WHAT THE TASK REQUIRES
Leaving out every picture, copy the lines of the data exactly, from the first through the line containing "Serif', 'Times New".

------ RAW DATA ------

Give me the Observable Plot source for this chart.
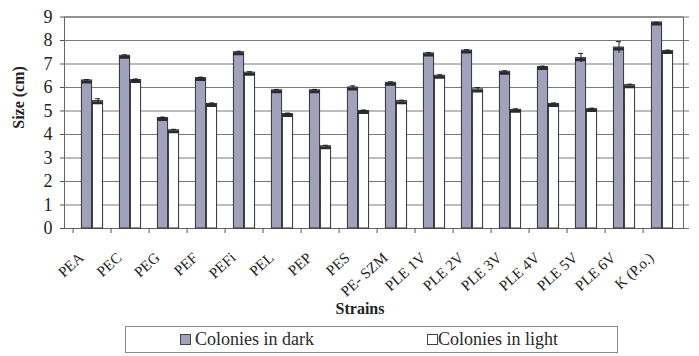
<!DOCTYPE html>
<html><head><meta charset="utf-8">
<script src="https://cdn.jsdelivr.net/npm/d3@7"></script>
<script src="https://cdn.jsdelivr.net/npm/@observablehq/plot@0.6"></script>
<style>
body{margin:0;background:#fff;font-family:"Liberation Serif","Times New Roman",serif;}
svg, svg text{font-family:"Liberation Serif","Times New Roman",serif !important;}
#wrap{position:relative;width:699px;height:356px;overflow:hidden;}
#legend{position:absolute;left:125px;top:326px;width:493px;height:27px;border:1px solid #8a8a8a;box-sizing:border-box;font-size:18px;color:#2a2a2a;font-family:"Liberation Serif","Times New Roman",serif;}
.item{position:absolute;top:1px;line-height:22px;white-space:nowrap;}
.sw{position:absolute;top:7px;width:9px;height:9px;border:1px solid #444;}
</style></head><body><div id="wrap"></div>
<script>
const strains = ["PEA","PEC","PEG","PEF","PEFi","PEL","PEP","PES","PE- SZM","PLE 1V","PLE 2V","PLE 3V","PLE 4V","PLE 5V","PLE 6V","K (P.o.)"];
const dark  = [6.3, 7.35, 4.7, 6.4, 7.5, 5.88, 5.88, 6.0, 6.2, 7.45, 7.57, 6.67, 6.87, 7.25, 7.7, 8.77];
const light = [5.42, 6.32, 4.18, 5.3, 6.63, 4.87, 3.5, 5.0, 5.42, 6.5, 5.92, 5.05, 5.3, 5.08, 6.1, 7.55];
const darkErr  = [0.04,0.04,0.04,0.04,0.04,0.04,0.04,0.07,0.04,0.04,0.04,0.04,0.04,0.2,0.25,0];
const lightErr = [0.1,0.04,0.04,0.04,0.04,0.04,0.04,0.04,0.04,0.04,0.08,0.04,0.04,0.04,0.04,0.04];
const yTicks = [0,1,2,3,4,5,6,7,8,9];
const seriesNames = ["Colonies in dark","Colonies in light"];
const seriesColors = ["#a0a1ba","#ffffff"];
const xTitle = "Strains";
const yTitle = "Size (cm)";

const rows = strains.map((s,i)=>({strain:s, dark:dark[i], light:light[i], de:darkErr[i], le:lightErr[i]}));

const W=699, H=322, ML=64, MR=16, MT=16.5, MB=94;
const xr=[66.6, 688.4];
const bw=(xr[1]-xr[0])/strains.length, half=bw/2, barW=11;
const serif = "'Liberation Serif', 'Times New Roman', serif";

const chart = Plot.plot({
  width:W, height:H, marginLeft:ML, marginRight:MR, marginTop:MT, marginBottom:MB,
  x:{type:"band", domain:strains, range:xr, padding:0},
  y:{domain:[0,9]},
  style:{fontFamily:serif, background:"white", color:"#222"},
  marks:[
    Plot.ruleY(yTicks, {stroke:"#7a7a7a", strokeWidth:1}),
    Plot.frame({stroke:"#666"}),
    Plot.axisY(yTicks, {anchor:"left", tickSize:4, tickPadding:8, fontSize:18, label:null, stroke:"#555"}),
    Plot.axisY(yTicks, {anchor:"right", tickSize:5, tickFormat:()=>"", label:null, stroke:"#777"}),
    Plot.axisX({tickSize:5, tickFormat:()=>"", dx:-half, label:null, stroke:"#555"}),
    Plot.axisX({tickSize:0, tickPadding:27, tickRotate:-42, fontSize:15, dx:-11, label:null}),
    Plot.barY(rows, {x:"strain", y:"dark", fill:seriesColors[0], stroke:"#333", strokeWidth:1, insetLeft:half-barW, insetRight:half}),
    Plot.barY(rows, {x:"strain", y:"light", fill:seriesColors[1], stroke:"#333", strokeWidth:1, insetLeft:half, insetRight:half-barW}),
    Plot.tickY(rows, {x:"strain", y:"dark", stroke:"#2a2a33", strokeWidth:3, strokeLinecap:"round", dy:1.5, insetLeft:half-barW+1, insetRight:half+1}),
    Plot.tickY(rows, {x:"strain", y:"light", stroke:"#2a2a33", strokeWidth:3, strokeLinecap:"round", dy:1.5, insetLeft:half+1, insetRight:half-barW+1}),
    Plot.ruleX(rows, {x:"strain", y1:d=>d.dark-d.de, y2:d=>d.dark+d.de, dx:-barW/2, stroke:"#222"}),
    Plot.tickY(rows, {x:"strain", y:d=>d.dark+d.de, stroke:"#222", insetLeft:half-barW/2-3, insetRight:half+barW/2-3}),
    Plot.ruleX(rows, {x:"strain", y1:d=>d.light-d.le, y2:d=>d.light+d.le, dx:barW/2, stroke:"#222"}),
    Plot.tickY(rows, {x:"strain", y:d=>d.light+d.le, stroke:"#222", insetLeft:half+barW/2-3, insetRight:half-barW/2-3}),
    Plot.text([yTitle], {frameAnchor:"left", rotate:-90, dx:-46, dy:6, fontSize:16, fontWeight:"bold", fill:"#222"}),
    Plot.text([xTitle], {frameAnchor:"bottom", dx:-14, dy:85, fontSize:16, fontWeight:"bold", fill:"#222"})
  ]
});
const wrap = document.getElementById("wrap");
chart.style.position="absolute"; chart.style.left="0"; chart.style.top="0";
wrap.appendChild(chart);

const legend = document.createElement("div");
legend.id="legend";
const pos = [[54,69],[301,312]];
seriesNames.forEach((n,i)=>{
  const sw=document.createElement("span"); sw.className="sw"; sw.style.left=pos[i][0]+"px"; sw.style.background=seriesColors[i];
  const lb=document.createElement("span"); lb.className="item"; lb.style.left=pos[i][1]+"px"; lb.textContent=n;
  legend.appendChild(sw); legend.appendChild(lb);
});
wrap.appendChild(legend);
</script>
</body></html>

------

EXERCISE RESULT
Give me the Observable Plot source for this chart.
<!DOCTYPE html>
<html><head><meta charset="utf-8">
<script src="https://cdn.jsdelivr.net/npm/d3@7"></script>
<script src="https://cdn.jsdelivr.net/npm/@observablehq/plot@0.6"></script>
<style>
body{margin:0;background:#fff;font-family:"Liberation Serif","Times New Roman",serif;}
svg, svg text{font-family:"Liberation Serif","Times New Roman",serif !important;}
#wrap{position:relative;width:699px;height:356px;overflow:hidden;}
#legend{position:absolute;left:125px;top:326px;width:493px;height:27px;border:1px solid #8a8a8a;box-sizing:border-box;font-size:18px;color:#2a2a2a;font-family:"Liberation Serif","Times New Roman",serif;}
.item{position:absolute;top:1px;line-height:22px;white-space:nowrap;}
.sw{position:absolute;top:7px;width:9px;height:9px;border:1px solid #444;}
</style></head><body><div id="wrap"></div>
<script>
const strains = ["PEA","PEC","PEG","PEF","PEFi","PEL","PEP","PES","PE- SZM","PLE 1V","PLE 2V","PLE 3V","PLE 4V","PLE 5V","PLE 6V","K (P.o.)"];
const dark  = [6.3, 7.35, 4.7, 6.4, 7.5, 5.88, 5.88, 6.0, 6.2, 7.45, 7.57, 6.67, 6.87, 7.25, 7.7, 8.77];
const light = [5.42, 6.32, 4.18, 5.3, 6.63, 4.87, 3.5, 5.0, 5.42, 6.5, 5.92, 5.05, 5.3, 5.08, 6.1, 7.55];
const darkErr  = [0.04,0.04,0.04,0.04,0.04,0.04,0.04,0.07,0.04,0.04,0.04,0.04,0.04,0.2,0.25,0];
const lightErr = [0.1,0.04,0.04,0.04,0.04,0.04,0.04,0.04,0.04,0.04,0.08,0.04,0.04,0.04,0.04,0.04];
const yTicks = [0,1,2,3,4,5,6,7,8,9];
const seriesNames = ["Colonies in dark","Colonies in light"];
const seriesColors = ["#a0a1ba","#ffffff"];
const xTitle = "Strains";
const yTitle = "Size (cm)";

const rows = strains.map((s,i)=>({strain:s, dark:dark[i], light:light[i], de:darkErr[i], le:lightErr[i]}));

const W=699, H=322, ML=64, MR=16, MT=16.5, MB=94;
const xr=[66.6, 688.4];
const bw=(xr[1]-xr[0])/strains.length, half=bw/2, barW=11;
const serif = "'Liberation Serif', 'Times New Roman', serif";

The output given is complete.